Ce n’était un secret pour personne : les deux champions brésiliens ne pouvaient pas s’encadrer et malheureusement pour Piquet, la lueur de l’étoile du Pauliste reléguait de plus en plus dans l’ombre celle de son rival carioca. Ironie de l’histoire, le circuit de Jacarepaguá fut abandonné à la fin des années quatre-vingt (il fut détruit en 2012 pour laisser place aux futures installations olympiques, tout un symbole !) pour un retour vers l’historique Interlagos qui avait subi un sérieux lifting durant ces années.
Il n’empêche : Piquet fut malgré tout un grand champion, qui prit sa retraite en 1991. Et la disparition de Senna en 1994 laissa un vide énorme dans le cœur des supporteurs : depuis près de 25 ans ils avaient eu le privilège de pousser derrière les plus grands des pilotes de Formule 1. Et l’avenir ne promettait plus de telles merveilles.
Une difficile succession
On pourra peut-être ainsi expliquer pourquoi Rubens Barrichello, arrivé en Formule 1 dès 1993, ne sut combler les attentes de tout un peuple : il se devait de prendre la succession, il se devait d’incarner à son tour la grandeur d’un pays fier de ses champions. Le sympathique pilote natif de Curitiba n’eut tout simplement pas les épaules assez larges pour une telle mission sacrée. Il fut un excellent compétiteur, tout comme son compatriote Felipe Massa – qui frôla le titre mondial en 2008 pour un virage et une ligne droite. S’ils eurent bien entendu les faveurs du public brésilien lors de leurs prestations « à domicile », ils n’eurent pas l’insigne honneur d’être adulés comme les héros de légende que furent Ayrton Senna, Emerson Fittipaldi et, à un moindre titre, Nelson Piquet.

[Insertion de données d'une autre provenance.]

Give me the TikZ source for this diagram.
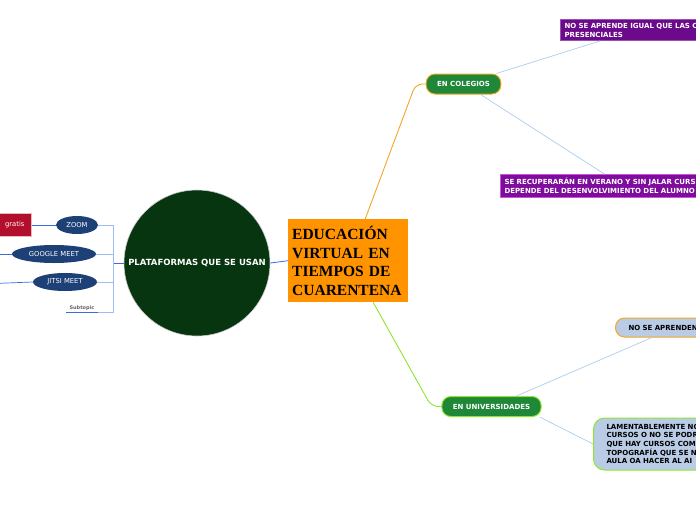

La retraite annoncée fin 2016 de Massa peut laisser craindre le pire pour les fans auriverdes : en 2017, et pour la tout première fois depuis quarante-sept ans, il n’y aura pas de pilote de premier plan sur la grille de départ des Grands Prix, la seule présence brésilienne étant assurée par le jeune Felipe Nasr qui a tout à prouver dans une écurie malheureusement pas compétitive. Est-ce la fin d’un cycle ? On peut le penser, mais on peut aussi songer qu’un pays qui a fourni tant de champions exceptionnels n’en restera pas là.